With a little food in his sunken belly, West found himself thinking clearly for the first time in weeks. The movement to increasingly better cells was curious. It was as if the Indonesian authorities knew they were in trouble, but couldn’t quite admit it. No matter how good the accommodations became, he was still in prison.

A guard informed him he was going to get a visit from the embassy, but two uniformed men wearing berets and the owl insignia of Detachment 88, the law enforcement version of Indonesian Special Forces, had come into his cell. The men put shackles on his wrists and ankles as politely as one can shackle a person, and led him without a word of explanation to a garage, where he was stuffed into the back of an armored tanklike police vehicle called a Barracuda.

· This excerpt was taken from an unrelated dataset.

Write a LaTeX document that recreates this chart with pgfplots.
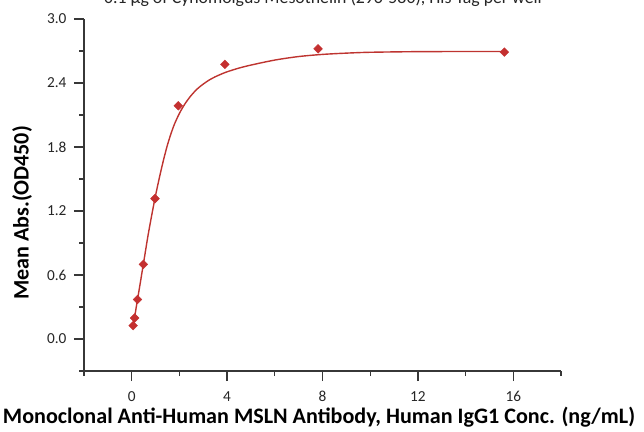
\documentclass[border=0pt]{standalone}
\usepackage{fontspec}
\setmainfont{Carlito}
\usepackage{pgfplots}
\pgfplotsset{compat=1.18}
\definecolor{axisgray}{RGB}{55,55,55}
\definecolor{curvered}{RGB}{190,52,48}
\definecolor{markred}{RGB}{196,48,48}
\begin{document}
\begin{tikzpicture}
\begin{axis}[
  at={(84pt,60pt)}, anchor=south west,
  scale only axis, width=477pt, height=352pt,
  xmin=-2, xmax=18, ymin=-0.3, ymax=3.0,
  axis x line*=bottom, axis y line*=left,
  xtick={0,4,8,12,16}, minor xtick={-2,2,6,10,14,18},
  ytick={0,0.6,1.2,1.8,2.4,3.0}, minor ytick={-0.3,0.3,0.9,1.5,2.1,2.7},
  tick align=outside,
  major tick length=10pt, minor tick length=5pt,
  axis line style={line width=1.3pt, color=axisgray},
  every tick/.style={line width=1.3pt, color=axisgray},
  /pgf/number format/assume math mode=true,
  ticklabel style={font=\fontsize{15.3}{18}\selectfont, text=black!85},
  yticklabel style={xshift=-4pt, /pgf/number format/.cd, fixed, fixed zerofill, precision=1},
  xticklabel style={yshift=-7pt},
  clip=false,
]
\addplot[curvered, line width=1.4pt, smooth, tension=0.5] coordinates {
(0.061,0.125) (0.122,0.205) (0.244,0.37) (0.488,0.70) (0.70,0.99)
(0.977,1.32) (1.25,1.60) (1.50,1.82) (1.75,1.99) (2.00,2.115)
(2.25,2.21) (2.50,2.285) (2.75,2.345) (3.00,2.39) (3.25,2.428)
(3.50,2.458) (3.75,2.483) (4.00,2.505) (4.50,2.54) (5.00,2.568)
(6.00,2.615) (7.00,2.648) (8.00,2.668) (9.00,2.68) (10.0,2.688)
(12.0,2.694) (14.0,2.695) (15.625,2.695)
};
\addplot[only marks, mark=square*, mark size=3.1pt, mark options={rotate=45, fill=markred, draw=markred}] coordinates {
(0.061,0.125) (0.122,0.197) (0.244,0.37) (0.488,0.70) (0.977,1.316)
(1.953,2.186) (3.906,2.575) (7.8125,2.72) (15.625,2.69)
};
\end{axis}
\node[anchor=base, font=\fontsize{17.8}{21}\selectfont, text=black!85] at (323pt,427.5pt) {0.1 μg of Cynomolgus Mesothelin (296-580), His Tag per well};
\node[anchor=base, font=\fontsize{22.1}{26}\selectfont\bfseries] at (319pt,7.5pt) {Monoclonal Anti-Human MSLN Antibody, Human IgG1 Conc. (ng/mL)};
\node[anchor=base, rotate=90, font=\fontsize{22.1}{26}\selectfont\bfseries] at (28.5pt,218pt) {Mean Abs.(OD450)};
\pgfresetboundingbox
\useasboundingbox (0,0) rectangle (644pt,431pt);
\end{tikzpicture}
\end{document}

One of the most insidious things about being a prisoner was never knowing where you were going, what was coming next, what was about to happen. Sometimes this was by design, to keep the prisoner from making escape plans; sometimes it was meant to weaken the mind and induce cooperation. More often than not, though, it was simply because the guards felt a prisoner wasn’t worth the time it took to explain things.

The inside of the Barracuda had been like his first cell — hot, cloyingly humid, and dark. He could see one of the guards’ watch and noted they were on the road for just under two hours, traffic presumably clearing out of the way for the menacing armored vehicle and accompanying motorcade.

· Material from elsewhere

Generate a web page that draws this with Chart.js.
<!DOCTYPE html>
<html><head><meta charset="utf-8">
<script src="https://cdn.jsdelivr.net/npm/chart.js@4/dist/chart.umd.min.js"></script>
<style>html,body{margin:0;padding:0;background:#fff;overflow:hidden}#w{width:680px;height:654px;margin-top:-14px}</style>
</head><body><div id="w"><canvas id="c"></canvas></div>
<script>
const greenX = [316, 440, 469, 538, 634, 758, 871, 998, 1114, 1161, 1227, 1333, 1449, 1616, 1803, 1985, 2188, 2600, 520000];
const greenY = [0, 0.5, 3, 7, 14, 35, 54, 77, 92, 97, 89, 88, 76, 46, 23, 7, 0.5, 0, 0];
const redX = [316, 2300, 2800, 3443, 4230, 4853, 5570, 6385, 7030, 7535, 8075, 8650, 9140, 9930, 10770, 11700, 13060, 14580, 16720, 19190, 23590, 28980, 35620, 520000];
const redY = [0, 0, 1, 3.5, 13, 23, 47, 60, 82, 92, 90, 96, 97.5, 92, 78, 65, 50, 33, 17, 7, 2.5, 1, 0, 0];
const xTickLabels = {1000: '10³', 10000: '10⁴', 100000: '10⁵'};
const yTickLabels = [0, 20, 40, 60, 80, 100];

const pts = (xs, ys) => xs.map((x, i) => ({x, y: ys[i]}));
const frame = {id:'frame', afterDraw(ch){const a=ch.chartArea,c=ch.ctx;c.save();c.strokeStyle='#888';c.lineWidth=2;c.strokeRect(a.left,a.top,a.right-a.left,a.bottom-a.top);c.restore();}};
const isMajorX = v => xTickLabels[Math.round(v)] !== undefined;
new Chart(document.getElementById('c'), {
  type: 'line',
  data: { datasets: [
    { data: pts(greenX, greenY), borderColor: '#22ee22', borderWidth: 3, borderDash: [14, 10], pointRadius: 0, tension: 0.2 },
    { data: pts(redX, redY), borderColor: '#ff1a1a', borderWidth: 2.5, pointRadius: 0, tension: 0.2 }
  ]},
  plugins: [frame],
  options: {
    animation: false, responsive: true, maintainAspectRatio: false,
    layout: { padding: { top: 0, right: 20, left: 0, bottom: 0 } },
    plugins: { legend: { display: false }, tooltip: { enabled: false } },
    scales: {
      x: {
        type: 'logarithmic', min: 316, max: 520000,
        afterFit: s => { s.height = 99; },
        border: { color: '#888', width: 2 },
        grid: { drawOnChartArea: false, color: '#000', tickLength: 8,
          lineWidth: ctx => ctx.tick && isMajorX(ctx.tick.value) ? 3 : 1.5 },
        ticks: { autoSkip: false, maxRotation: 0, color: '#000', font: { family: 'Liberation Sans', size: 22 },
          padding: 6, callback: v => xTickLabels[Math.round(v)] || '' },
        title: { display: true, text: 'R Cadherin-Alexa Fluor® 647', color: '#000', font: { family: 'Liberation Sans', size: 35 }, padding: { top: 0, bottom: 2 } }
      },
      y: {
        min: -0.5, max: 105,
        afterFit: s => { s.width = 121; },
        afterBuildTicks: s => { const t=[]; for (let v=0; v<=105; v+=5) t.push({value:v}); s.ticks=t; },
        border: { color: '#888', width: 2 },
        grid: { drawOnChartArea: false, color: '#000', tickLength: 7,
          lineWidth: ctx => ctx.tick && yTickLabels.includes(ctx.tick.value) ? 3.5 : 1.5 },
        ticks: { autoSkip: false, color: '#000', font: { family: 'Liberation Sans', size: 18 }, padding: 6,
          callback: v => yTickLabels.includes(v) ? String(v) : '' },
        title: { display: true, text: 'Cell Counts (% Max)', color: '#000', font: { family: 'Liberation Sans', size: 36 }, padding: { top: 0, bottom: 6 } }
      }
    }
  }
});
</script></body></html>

It was not until Father West was ushered out of the Barracuda and seated in a wobbly plastic chair on a small ferry that he realized where they were going.

Nusa Kambangan. Execution Island.

He’d always believed that God had a sense of humor. He had plenty of sins in his past life that should have landed him in a place like this, enough, at least, that he could never honestly say he was anything close to innocent. And yet he’d remained free and happy until he tried to do something good with his life. It was such a great cosmic joke.

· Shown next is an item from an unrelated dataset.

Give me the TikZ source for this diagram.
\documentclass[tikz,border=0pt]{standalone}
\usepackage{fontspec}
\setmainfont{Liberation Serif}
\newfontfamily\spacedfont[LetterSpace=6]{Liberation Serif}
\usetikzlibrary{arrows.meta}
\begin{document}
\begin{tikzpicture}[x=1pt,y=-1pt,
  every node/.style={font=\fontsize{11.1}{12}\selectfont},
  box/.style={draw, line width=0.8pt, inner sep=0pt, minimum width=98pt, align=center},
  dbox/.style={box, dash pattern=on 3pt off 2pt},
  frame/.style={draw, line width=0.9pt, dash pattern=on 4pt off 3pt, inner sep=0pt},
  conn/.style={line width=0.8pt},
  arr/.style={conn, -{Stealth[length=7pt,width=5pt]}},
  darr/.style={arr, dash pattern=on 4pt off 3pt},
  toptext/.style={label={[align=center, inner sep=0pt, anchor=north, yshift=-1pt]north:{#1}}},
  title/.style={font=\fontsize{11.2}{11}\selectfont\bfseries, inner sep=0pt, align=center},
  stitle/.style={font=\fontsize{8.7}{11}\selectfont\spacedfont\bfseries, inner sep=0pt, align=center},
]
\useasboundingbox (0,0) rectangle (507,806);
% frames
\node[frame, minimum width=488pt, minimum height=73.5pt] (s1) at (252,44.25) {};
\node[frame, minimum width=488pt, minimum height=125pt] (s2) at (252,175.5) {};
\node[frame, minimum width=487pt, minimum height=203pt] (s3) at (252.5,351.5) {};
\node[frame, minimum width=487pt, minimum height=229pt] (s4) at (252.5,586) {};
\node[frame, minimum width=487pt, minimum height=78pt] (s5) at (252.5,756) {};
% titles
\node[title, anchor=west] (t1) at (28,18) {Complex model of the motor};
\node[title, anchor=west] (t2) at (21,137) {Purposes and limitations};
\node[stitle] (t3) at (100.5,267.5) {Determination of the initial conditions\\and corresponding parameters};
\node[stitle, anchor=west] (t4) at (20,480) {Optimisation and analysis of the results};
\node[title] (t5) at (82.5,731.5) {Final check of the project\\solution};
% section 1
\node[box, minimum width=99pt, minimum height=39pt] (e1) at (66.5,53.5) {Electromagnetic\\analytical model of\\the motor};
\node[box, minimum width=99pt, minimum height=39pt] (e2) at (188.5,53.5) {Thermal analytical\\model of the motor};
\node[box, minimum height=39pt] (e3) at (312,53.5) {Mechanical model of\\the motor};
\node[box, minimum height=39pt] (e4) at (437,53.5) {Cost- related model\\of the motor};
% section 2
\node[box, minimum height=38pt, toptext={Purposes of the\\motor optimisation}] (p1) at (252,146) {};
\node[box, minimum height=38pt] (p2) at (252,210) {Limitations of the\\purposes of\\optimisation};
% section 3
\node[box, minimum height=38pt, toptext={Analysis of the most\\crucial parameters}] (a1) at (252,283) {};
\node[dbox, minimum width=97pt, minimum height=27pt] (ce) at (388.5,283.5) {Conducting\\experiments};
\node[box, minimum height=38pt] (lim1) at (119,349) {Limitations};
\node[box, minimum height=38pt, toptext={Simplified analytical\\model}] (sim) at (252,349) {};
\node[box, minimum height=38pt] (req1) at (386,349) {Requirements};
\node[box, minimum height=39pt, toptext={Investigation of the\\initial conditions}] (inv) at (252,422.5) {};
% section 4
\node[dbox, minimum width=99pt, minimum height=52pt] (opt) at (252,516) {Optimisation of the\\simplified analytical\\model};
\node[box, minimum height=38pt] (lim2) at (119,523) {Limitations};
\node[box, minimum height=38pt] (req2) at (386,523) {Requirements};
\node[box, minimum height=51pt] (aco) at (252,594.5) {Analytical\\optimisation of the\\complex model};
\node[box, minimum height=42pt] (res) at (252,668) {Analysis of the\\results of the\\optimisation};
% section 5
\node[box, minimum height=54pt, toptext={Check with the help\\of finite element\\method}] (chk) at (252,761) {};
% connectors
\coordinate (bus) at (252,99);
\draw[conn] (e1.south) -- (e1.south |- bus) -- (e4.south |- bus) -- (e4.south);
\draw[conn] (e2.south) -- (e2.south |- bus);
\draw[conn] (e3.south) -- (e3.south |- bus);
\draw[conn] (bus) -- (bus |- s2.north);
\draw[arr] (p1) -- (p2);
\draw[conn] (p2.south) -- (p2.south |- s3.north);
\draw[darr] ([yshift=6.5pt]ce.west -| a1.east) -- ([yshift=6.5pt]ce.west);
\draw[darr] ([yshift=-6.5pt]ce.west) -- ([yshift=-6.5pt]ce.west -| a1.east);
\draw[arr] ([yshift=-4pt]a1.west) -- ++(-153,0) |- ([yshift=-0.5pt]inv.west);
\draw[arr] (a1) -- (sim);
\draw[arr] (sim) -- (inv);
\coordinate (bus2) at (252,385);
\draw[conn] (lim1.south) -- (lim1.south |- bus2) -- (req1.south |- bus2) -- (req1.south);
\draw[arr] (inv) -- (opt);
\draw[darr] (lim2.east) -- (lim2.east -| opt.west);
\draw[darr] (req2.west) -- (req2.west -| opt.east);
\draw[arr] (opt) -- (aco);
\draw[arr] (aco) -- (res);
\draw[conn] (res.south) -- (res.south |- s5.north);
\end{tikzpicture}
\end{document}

As far as he knew, there had been no trial. Even in Indonesia, where the law sometimes bent to the will of the angry masses, death warrants didn’t happen quickly. Still, his was an unusual case. From his experience, sentencing, if not justice, was carried out most quickly to those who were wrongly arrested. It was embarrassing for the regime to keep such people around for very long.

Father West closed his eyes and breathed in the hot and fishy air as the ferry putted across the narrow estuary toward Execution Island. He couldn’t help but wonder if the greasy chicken thigh might have been his last meal.

48

The Hawker screamed past less than a hundred feet off the left wing, thirty-eight minutes after the Piper Cheyenne departed Manado. The stubby jet’s lights cut a trail in the darkness over the ocean. Chavez crouched between the pilots at the rear of the cockpit. Adara knelt on the aft-facing seat on the right side of the airplane, bracing herself on the backrest behind the copilot. She was just far enough from Chavez to split the pilots’ attention, helping to keep them in line, with the added stress of having the Hawker find and intercept them. It was imperative that they remain more afraid of Chavez and Adara than they were of Habib and the other men on the Hawker.

A scant half-mile ahead, the blinking lights of the Hawker cut directly in front of the Cheyenne’s flight path, then broke right, making a tight circle to come straight at them, this time on the left side of the airplane.

“That son of a bitch is trying to fly a business jet like a fighter,” Adara said.

Chavez felt the Hawker roar by, this time off the left wing.

“And doing a good job of it, too,” he muttered to himself.

The aircraft had a closing speed of roughly eight hundred miles per hour. The wake turbulence of the passing Hawker threw the Cheyenne around like a rag doll.